Declaring Pamba and Sannidhanam special security zones, police said no protest meetings or demonstrations would be allowed. Special patrolling will also be organised enroute in all adjoining districts to act against any illegal blocking on roads, they said.

A woman journalist named Ritu was one of those who was stopped by the protesting women devotees. Ritu claimed she was heading for the temple on assignment and had no intention of entering the shrine, something that could have offended the religious sensibilities of Ayyappa devotees.

“No woman belonging to the banned age group of 10-50 will be allowed to travel further from Nilackal and offer prayers at the shrine when it opens for the monthly pooja on Wednesday evening,” asserted a woman protester, even as a small police contingent looked the other way.

Television channels showed some college students, including young girls wearing black dresses, being ordered to get down a bus. “We will ensure security to all.
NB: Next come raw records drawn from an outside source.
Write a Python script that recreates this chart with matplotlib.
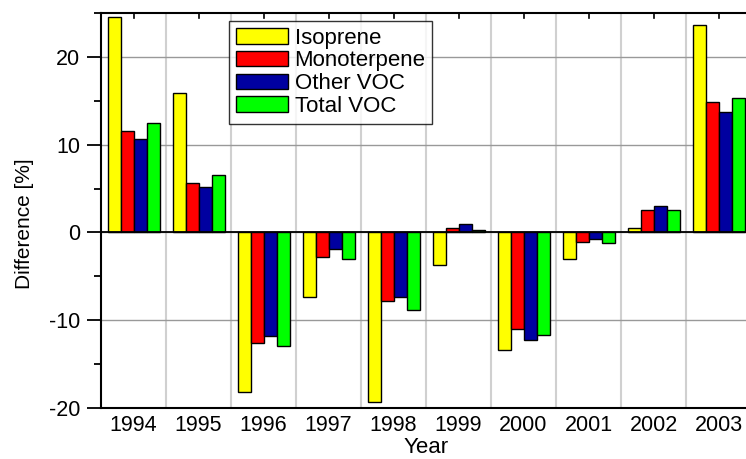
import matplotlib
matplotlib.use("Agg")
import matplotlib.pyplot as plt
import numpy as np

plt.rcParams['font.family'] = ['Liberation Sans', 'DejaVu Sans']
plt.rcParams['axes.unicode_minus'] = False

years = ["1994", "1995", "1996", "1997", "1998", "1999", "2000", "2001", "2002", "2003"]
isoprene = [24.6, 15.9, -18.2, -7.4, -19.3, -3.7, -13.4, -3.0, 0.5, 23.6]
monoterpene = [11.6, 5.6, -12.6, -2.8, -7.8, 0.5, -11.0, -1.1, 2.5, 14.9]
other_voc = [10.6, 5.2, -11.8, -1.9, -7.4, 1.0, -12.2, -0.7, 3.0, 13.7]
total_voc = [12.5, 6.5, -12.9, -3.0, -8.8, 0.3, -11.7, -1.2, 2.5, 15.3]

series = [
    ("Isoprene", isoprene, "#ffff00"),
    ("Monoterpene", monoterpene, "#ff0000"),
    ("Other VOC", other_voc, "#0000a0"),
    ("Total VOC", total_voc, "#00ff00"),
]

fig = plt.figure(figsize=(7.46, 4.59), dpi=100)
ax = fig.add_axes([101 / 746, 51 / 459, 650 / 746, 395 / 459])

x = np.arange(len(years))
w = 0.2
for i, (name, vals, col) in enumerate(series):
    ax.bar(x + (i - 1.5) * w, vals, width=w, color=col, edgecolor="black",
           linewidth=1.0, label=name, zorder=3)

ax.axhline(0, color="black", linewidth=1.3, zorder=4)

ax.set_xlim(-0.5, len(years) - 0.5)
ax.set_ylim(-20, 25)
ax.set_yticks([-20, -10, 0, 10, 20])
ax.set_yticks([-15, -5, 5, 15, 25], minor=True)
ax.set_xticks(x)
ax.set_xticklabels(years)
ax.set_xticks(x + 0.5, minor=True)

ax.tick_params(axis="y", which="major", direction="out", length=10, width=1.3,
               labelsize=15.5, pad=5)
ax.tick_params(axis="y", which="minor", direction="out", length=5, width=1.3)
ax.tick_params(axis="x", which="major", length=0, labelsize=15.5, pad=5)
ax.tick_params(axis="x", which="minor", length=0)

ax.grid(axis="x", which="minor", color="#d0d0d0", linewidth=1.5, zorder=0)
ax.grid(axis="y", which="major", color="#999999", linewidth=1.0, zorder=0)
ax.set_axisbelow(True)

for s in ["left", "bottom", "top"]:
    ax.spines[s].set_linewidth(1.5)
ax.spines["right"].set_visible(False)

# short inward ticks on the top spine
for xi in x:
    ax.plot([xi, xi], [25, 24.4], color="black", linewidth=1.2, clip_on=False, zorder=5)

ax.set_xlabel("Year", fontsize=16, labelpad=1)
ax.set_ylabel("Difference [%]", fontsize=15)
ax.yaxis.set_label_coords(-0.103, 0.466)

leg = ax.legend(loc="upper left", bbox_to_anchor=(229 / 746, 1 - 21 / 459),
                bbox_transform=fig.transFigure, fontsize=16, frameon=True,
                fancybox=False, shadow=False, handlelength=2.35, handleheight=0.7,
                labelspacing=0.08, handletextpad=0.3, borderpad=0.3,
                borderaxespad=0)
leg.get_frame().set_edgecolor("black")
leg.get_frame().set_linewidth(1.0)
leg.set_zorder(6)

fig.savefig("out.png", dpi=100)
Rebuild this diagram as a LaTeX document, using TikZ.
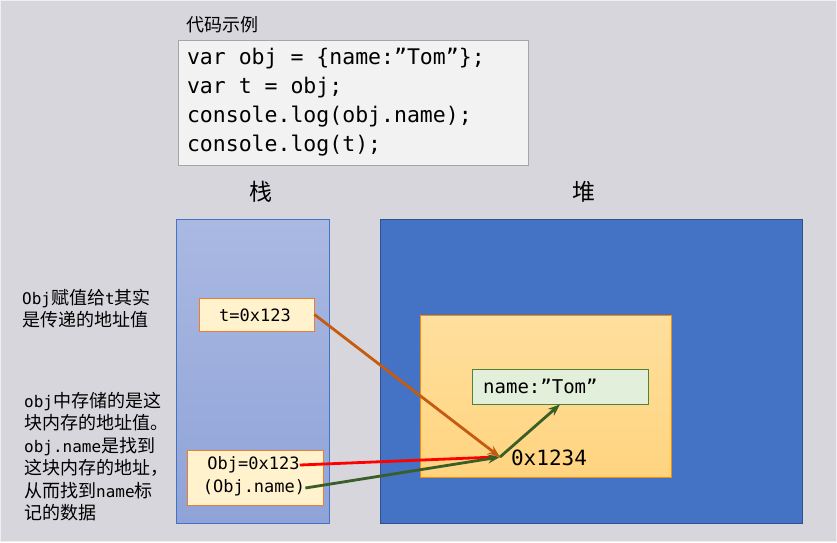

Nobody will be allowed to take law into their hands. My government will not allow any violence in the name of Sabarimala,” Vijayan told reporters in Thiruvananthapuram.

“Stern action will be taken against anyone who prevents devotees from going to Sabarimala,” he warned, and ruled out any rethink of his government's decision against seeking a review of the Supreme Court order. “We will go by what the Supreme Court says,” he asserted.

Kerala has witnessed a series of protests and prayer marches over the last few days over the government's decision to enforce the Supreme Court order.

The Shiv Sena recently warned of "mass suicides" if women of menstrual age were allowed into the temple. Some other organisations have said women and girls aged between 10 and 50 years will have to tread on them before entering the temple.

The TDB, meanwhile, covered a signboard at the base camp in Pamba, which said the entry of women of menstrual age into the temple was prohibited. Pamba is the base from where the trek to the shrine begins.